Integrantes da Comissão de Ética Pública da Presidência avaliam a possibilidade de arquivar o caso envolvendo o chefe da Secom (Secretaria de Comunicação da Presidência), Fabio Wajngarten, sem investigação no colegiado. A decisão deve sair nesta terça-feira (18).

Como noticiou a Folha em 15 de janeiro, o secretário recebe, por meio de uma empresa da qual é sócio majoritário, a FW Comunicação, dinheiro de TVs e de agências de publicidade contratadas pelo próprio órgão que ele comanda, ministérios e estatais do governo Jair Bolsonaro.

Fabio Wajngarten, chefe da Secom, e Jair Bolsonaro durante cerimônia no Palácio da Alvorada, em Brasília - Ueslei Marcelino/Reuters - 19.nov.2019

Entre os contratantes da FW estão Record e Band, além da agência Artplan. As três passaram a ser contempladas com percentuais maiores da verba da Secom na gestão de Wajngarten, que começou em abril passado. O secretário nega a existência de conflito de interesses.

A legislação vigente proíbe integrantes da cúpula do governo de manter negócios com pessoas físicas ou jurídicas que possam ser afetadas por suas decisões.

A prática implica conflito de interesses e pode configurar ato de improbidade administrativa, se demonstrado benefício indevido. Entre as penalidades previstas está a demissão do agente público. 

Os precedentes da comissão, em casos como o do secretário, são de aplicar uma advertência e recomendar que o agente público deixe a sociedade.

Em ao menos um caso a proposta da comissão foi a de propor exoneração de servidor que ocultou seus negócios das autoridades.

Ao assumir o cargo, Wajngarten omitiu informações sobre as atividades e os contratos de sua empresa em declaração entregue à comissão.

Até a semana passada, em conversas reservadas, integrantes do colegiado aventavam a abertura de uma investigação ou a aplicação imediata de advertência.

No entanto, nesta segunda (17) ganhou força a ideia de arquivamento, sem apuração ou julgamento do mérito, sob a justificativa de que a Polícia Federal conduz investigações a respeito, de caráter criminal.

Após as revelações da Folha, a PF abriu inquérito para apurar o envolvimento de Wajngarten em supostas práticas de corrupção passiva, peculato (desvio de recurso por agente público) e advocacia administrativa (patrocínio de interesses privados na administração pública).
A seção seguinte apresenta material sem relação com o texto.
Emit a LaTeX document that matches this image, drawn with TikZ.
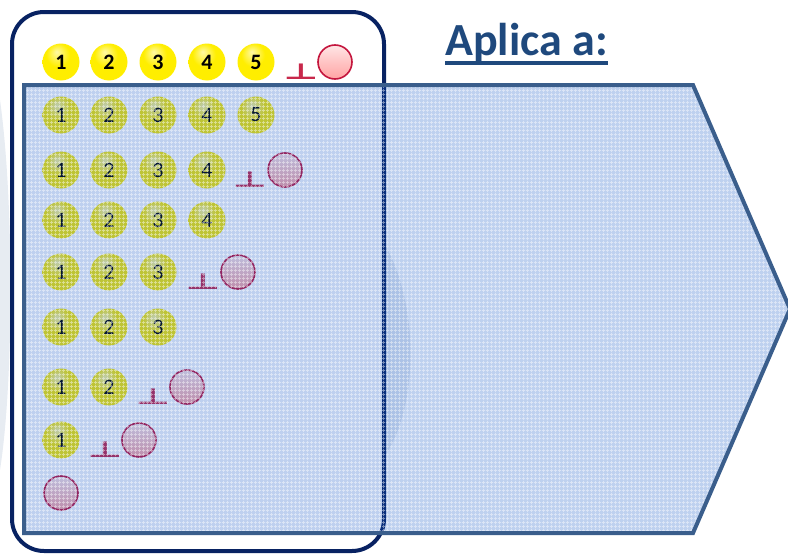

O voto sobre o caso será apresentado pelo relator, Gustavo do Vale Rocha, aos outros cinco integrantes do colegiado.

O julgamento pode ser interrompido caso algum integrante peça vista.

O colegiado prevê como punições a advertência pública, a censura ética ou, em casos mais graves, a recomendação ao presidente para que exonere o servidor público, cabendo a ele seguir ou não a sugestão.

A atribuição da comissão, criada em 1999, é apurar infrações éticas, e não criminais, ou seja, não haveria razão para esperar a conclusão da PF.

Ex-presidente da comissão, o advogado Mauro Menezes diz que um eventual arquivamento contraria a tradição do colegiado e seria um “erro grave”.

Segundo ele, o julgamento de eventuais falhas éticas, com base em elementos já apontados, independe de apuração da PF.

“Se isso ocorrer, a comissão estará abdicando de sua própria competência, dando um salvo-conduto [ao secretário]”, disse. “Se tem um caso em que estão presentes todos os elementos de conflito de interesse, é esse.”

Para Menezes, não há precedente na história do colegiado para uma solução dessa natureza.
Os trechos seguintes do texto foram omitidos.